During the Neolithic, the Trypillian Civilization flourished on this vast plain between 7,500 to 4,750 years ago north of the Black Sea. They used copper, as well as flint. Their people made pottery and they made toys. At the dawn of the Bronze Age, they moved on.

Not all of these cultural elements characteristic of the Neolithic appeared in the same order: the earliest farming societies in the Near East did not use pottery, and, in Britain, it remains unclear to what extent plants were domesticated in the earliest Neolithic, or even whether permanently settled communities existed. In other parts of the world, such as Africa, India and Southeast Asia, independent domestication events led to their own regionally-distinctive Neolithic cultures which arose completely independent of those in Europe and Southwest Asia.

Early Japanese societies used pottery in the Mesolithic, for example.

Tuesday, December 30, 2008

In the beginning

One of the most intriguing eras in the evolution of humanity exists within the few thousand years between the catastrophic meltdown of our recent Ice Age and the rise of the historic river civilizations. It is in fact a truly mysterious period known as the New Stone Age, or Neolithic - an era when people oddly built the village at Skara Brae (pictured) in northernmost Scotland.

People, like you and me, have existed for over 130,000 years. We are called Homo Sapiens Sapiens. Thus, prior to the oft-debated event that caused the destruction of the glaciers, our ancient ancestors grew up on the lush and fertile continents across Middle Earth for 100,000 years.

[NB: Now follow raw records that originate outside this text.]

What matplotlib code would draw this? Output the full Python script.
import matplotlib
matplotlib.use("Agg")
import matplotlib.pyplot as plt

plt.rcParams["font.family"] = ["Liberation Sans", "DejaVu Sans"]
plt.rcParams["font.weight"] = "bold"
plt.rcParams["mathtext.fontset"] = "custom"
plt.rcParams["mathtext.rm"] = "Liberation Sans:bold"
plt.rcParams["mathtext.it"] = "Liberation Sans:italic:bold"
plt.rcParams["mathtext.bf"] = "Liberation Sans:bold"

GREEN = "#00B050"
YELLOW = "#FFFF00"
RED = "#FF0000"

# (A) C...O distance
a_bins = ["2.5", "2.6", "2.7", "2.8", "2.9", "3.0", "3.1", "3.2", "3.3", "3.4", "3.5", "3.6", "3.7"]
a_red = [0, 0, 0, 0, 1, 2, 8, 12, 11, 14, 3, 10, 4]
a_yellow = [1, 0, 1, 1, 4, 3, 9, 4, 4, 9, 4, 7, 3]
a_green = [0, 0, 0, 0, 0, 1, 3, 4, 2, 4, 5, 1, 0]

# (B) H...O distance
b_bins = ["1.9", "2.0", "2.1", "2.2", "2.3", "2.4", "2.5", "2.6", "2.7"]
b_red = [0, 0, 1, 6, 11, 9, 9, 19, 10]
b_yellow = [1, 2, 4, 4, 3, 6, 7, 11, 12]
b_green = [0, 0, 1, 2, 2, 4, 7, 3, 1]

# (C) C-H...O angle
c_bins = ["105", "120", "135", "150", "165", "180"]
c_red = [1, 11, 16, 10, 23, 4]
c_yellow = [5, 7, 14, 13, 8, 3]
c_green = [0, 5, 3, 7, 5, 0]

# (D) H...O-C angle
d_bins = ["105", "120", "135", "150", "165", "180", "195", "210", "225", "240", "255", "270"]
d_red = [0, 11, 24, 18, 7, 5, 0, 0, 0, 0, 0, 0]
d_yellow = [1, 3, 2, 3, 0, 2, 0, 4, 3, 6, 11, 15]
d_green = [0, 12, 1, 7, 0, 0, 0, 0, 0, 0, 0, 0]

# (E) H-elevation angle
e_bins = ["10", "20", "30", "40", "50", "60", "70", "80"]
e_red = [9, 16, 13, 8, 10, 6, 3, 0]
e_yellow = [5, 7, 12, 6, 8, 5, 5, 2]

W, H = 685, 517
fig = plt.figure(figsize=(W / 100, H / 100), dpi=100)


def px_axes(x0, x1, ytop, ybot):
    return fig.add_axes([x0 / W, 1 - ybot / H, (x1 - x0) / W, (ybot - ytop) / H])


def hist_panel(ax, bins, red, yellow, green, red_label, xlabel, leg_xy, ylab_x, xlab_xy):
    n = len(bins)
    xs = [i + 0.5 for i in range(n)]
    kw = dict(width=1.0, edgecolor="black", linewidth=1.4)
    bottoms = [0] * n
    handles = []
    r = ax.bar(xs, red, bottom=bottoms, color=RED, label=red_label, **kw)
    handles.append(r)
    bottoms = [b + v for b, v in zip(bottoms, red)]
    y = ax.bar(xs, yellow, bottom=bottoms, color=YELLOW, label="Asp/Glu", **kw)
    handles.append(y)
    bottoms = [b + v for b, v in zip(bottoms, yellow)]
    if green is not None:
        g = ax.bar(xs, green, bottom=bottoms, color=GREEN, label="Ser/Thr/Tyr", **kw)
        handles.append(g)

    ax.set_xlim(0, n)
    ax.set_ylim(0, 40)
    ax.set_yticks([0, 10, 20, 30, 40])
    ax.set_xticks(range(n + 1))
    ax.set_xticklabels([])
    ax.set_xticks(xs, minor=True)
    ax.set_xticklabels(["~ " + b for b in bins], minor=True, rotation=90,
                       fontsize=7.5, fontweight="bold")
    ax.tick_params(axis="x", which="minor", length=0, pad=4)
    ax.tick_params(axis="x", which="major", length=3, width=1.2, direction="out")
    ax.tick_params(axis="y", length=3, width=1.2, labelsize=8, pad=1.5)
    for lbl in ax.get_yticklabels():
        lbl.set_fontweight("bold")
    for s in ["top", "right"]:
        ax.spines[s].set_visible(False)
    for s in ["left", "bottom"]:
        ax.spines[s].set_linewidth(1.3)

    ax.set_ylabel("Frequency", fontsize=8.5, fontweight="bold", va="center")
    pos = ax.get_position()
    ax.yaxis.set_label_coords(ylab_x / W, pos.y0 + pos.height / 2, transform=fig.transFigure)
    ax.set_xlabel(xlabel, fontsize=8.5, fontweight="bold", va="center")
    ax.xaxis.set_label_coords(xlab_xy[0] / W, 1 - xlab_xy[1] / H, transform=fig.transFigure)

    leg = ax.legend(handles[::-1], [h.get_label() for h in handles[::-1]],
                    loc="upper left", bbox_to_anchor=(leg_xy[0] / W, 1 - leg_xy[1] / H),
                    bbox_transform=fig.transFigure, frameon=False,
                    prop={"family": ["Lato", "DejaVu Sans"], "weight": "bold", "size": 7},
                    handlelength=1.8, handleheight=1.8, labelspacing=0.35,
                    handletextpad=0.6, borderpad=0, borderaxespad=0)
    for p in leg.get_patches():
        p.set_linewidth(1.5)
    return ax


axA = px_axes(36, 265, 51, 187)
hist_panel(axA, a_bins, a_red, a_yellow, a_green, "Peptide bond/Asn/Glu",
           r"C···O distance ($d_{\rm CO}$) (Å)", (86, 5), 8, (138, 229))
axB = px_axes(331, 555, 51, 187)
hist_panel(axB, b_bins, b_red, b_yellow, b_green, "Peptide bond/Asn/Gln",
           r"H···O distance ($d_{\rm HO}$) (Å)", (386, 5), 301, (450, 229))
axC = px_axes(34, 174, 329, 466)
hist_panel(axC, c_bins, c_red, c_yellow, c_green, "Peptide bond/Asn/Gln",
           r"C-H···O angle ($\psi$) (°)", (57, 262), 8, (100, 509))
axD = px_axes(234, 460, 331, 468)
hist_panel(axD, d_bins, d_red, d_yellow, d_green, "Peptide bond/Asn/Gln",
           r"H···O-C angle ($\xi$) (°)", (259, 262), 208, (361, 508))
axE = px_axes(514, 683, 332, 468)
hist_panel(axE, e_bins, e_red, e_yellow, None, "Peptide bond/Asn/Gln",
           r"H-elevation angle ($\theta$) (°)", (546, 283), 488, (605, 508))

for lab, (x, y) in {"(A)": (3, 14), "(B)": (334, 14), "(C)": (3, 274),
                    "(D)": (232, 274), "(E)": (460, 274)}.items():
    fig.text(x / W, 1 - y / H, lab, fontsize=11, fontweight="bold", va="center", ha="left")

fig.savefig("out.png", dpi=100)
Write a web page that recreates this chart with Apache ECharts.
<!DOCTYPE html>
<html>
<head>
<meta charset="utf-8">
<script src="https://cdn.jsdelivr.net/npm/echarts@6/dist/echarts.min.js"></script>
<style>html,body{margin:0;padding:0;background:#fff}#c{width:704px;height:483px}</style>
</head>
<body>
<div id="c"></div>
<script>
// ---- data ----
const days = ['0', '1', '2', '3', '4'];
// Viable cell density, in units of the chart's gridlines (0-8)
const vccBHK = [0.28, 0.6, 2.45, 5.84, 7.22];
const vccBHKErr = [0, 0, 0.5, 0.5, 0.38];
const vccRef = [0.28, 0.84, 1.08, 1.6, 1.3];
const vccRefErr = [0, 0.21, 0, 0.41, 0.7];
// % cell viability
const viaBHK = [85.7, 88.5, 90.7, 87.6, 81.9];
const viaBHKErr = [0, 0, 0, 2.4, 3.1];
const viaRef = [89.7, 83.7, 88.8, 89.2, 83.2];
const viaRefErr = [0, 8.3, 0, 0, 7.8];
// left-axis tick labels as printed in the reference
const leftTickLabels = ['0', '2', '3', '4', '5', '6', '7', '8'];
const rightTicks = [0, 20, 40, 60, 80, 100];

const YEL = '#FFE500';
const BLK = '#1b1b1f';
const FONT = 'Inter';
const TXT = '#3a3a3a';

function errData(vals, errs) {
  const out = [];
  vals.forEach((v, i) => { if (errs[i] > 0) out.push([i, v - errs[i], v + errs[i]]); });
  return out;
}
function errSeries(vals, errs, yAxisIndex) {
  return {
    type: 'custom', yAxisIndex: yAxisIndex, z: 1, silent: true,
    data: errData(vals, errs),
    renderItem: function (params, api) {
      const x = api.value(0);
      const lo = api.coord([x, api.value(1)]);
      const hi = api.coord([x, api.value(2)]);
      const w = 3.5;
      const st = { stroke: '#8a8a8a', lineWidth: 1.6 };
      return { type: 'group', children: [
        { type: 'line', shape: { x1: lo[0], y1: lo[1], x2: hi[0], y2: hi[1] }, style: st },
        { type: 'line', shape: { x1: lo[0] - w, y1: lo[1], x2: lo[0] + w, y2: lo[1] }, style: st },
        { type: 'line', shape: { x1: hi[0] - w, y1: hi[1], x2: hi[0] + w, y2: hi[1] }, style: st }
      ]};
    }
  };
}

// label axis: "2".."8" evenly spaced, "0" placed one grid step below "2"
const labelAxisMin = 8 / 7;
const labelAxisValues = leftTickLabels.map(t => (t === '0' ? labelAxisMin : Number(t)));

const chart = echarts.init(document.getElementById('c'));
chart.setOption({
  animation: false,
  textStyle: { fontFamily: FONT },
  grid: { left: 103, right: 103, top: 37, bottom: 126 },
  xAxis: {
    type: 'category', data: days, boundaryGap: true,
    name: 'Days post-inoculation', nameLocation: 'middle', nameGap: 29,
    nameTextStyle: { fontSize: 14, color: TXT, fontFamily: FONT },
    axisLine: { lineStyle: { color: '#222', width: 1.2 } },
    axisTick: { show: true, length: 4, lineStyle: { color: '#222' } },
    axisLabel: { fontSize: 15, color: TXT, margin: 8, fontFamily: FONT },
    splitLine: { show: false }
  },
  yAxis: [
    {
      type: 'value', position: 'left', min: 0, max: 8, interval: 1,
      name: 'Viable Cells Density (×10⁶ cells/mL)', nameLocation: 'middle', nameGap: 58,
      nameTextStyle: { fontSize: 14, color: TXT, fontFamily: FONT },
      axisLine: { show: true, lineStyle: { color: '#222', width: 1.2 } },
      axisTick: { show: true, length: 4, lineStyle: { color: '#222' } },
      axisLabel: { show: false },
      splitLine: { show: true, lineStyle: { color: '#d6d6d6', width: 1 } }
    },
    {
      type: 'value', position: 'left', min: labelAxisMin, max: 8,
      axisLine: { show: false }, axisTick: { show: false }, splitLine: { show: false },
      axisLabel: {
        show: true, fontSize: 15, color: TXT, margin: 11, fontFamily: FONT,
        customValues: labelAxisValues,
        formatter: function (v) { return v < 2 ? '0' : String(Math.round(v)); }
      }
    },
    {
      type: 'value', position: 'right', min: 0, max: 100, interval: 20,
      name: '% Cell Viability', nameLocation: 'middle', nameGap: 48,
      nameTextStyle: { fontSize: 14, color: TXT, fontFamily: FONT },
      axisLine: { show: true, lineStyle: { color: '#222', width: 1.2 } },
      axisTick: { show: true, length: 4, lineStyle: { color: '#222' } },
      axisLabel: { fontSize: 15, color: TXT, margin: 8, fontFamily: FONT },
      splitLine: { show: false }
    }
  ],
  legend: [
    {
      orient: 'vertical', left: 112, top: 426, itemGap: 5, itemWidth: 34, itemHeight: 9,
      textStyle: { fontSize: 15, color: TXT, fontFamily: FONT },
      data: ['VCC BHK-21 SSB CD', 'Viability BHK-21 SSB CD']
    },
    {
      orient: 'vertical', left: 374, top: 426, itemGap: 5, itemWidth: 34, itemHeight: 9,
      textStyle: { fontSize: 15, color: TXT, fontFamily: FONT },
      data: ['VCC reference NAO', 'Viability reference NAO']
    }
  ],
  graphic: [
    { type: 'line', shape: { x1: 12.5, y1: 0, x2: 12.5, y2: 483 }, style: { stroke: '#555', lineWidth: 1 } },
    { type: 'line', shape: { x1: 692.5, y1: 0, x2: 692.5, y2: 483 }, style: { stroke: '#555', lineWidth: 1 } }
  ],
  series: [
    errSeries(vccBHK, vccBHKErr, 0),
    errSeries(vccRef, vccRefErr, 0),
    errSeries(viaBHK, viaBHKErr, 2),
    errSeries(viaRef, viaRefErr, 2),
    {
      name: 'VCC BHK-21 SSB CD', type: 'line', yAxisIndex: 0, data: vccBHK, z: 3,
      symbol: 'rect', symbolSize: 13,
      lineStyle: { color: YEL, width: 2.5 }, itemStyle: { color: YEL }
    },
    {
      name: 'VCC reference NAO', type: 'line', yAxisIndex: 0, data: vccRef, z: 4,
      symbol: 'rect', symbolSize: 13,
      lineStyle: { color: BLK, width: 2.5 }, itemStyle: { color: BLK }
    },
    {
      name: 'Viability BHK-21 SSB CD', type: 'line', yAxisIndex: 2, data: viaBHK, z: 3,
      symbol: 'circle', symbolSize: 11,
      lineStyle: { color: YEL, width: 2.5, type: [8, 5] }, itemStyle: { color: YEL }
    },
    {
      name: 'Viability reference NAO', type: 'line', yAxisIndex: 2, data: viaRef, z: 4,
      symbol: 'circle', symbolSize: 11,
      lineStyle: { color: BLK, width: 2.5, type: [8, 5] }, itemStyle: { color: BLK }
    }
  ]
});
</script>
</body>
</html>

Other than Adam and Eve, there are a few other theories to consider about mankind's history: we grow up, achieve civilized status and then get annialated, though with a few of us left to carry forth the gene pool; we lived in caves (only saying "ug"), until one day we found intelligence alongside rivers; and finally supernatural aliens pushed along our evolution.

Take a moment to imagine how people lived 200 years ago and how we might live 1,000 years from today.

History teachers in the West still teach their students that following a few million years of wandering, 5,000 years ago humans finally began to talk and settle the valleys alongside the Nile, Tigris and Indus rivers. Approximately, 20,000 years ago the earth and its inhabitants suffered a tremendous blow.

Frankly, humans were more fortunate than Sabre Tooth Tigers and Wooly Mammoths and many other now-extinct species. Well, those lucky few who actually survived not only "the event", but also the subsequent massive volcanoes, earthquakes, droughts, floods and tsunamis that were spread over another few thousand years.

People are people, and among the survivors some chose to travel east, some west, some north and some south. Some were violent warriors and some were peaceful artists; some were industrious and some were lazy. Some were leaders and some were followers. Most simply wanted their children to enjoy a better life.

We are taught the Egyptians built at right angles in alignment with the sun and the stars in 3,000BC, approximately the same time as people in Iraq and Pakistan were also learning to speak, add and cultivate, as well as dance, draw and build. We are taught that specific metals define our modern ages, such as Bronze, then Iron.

Bronze is created by melting together copper and tin. After using clubs of wood and pieces of bone, we are taught that chipped stone tools enabled our survival in those preceding millennia. There are anomolies we must examine.

There are flint axe heads that are labelled neolithic, and from China very curiously there are Cong Tubes and Bi Discs made of jade. All three would have taken a very long time to craft. This doesn't take into consideration the massive monuments and structures that were created during the so-called Neolithic period.

This blog will examine these anomolies throughout the past 10,000 years.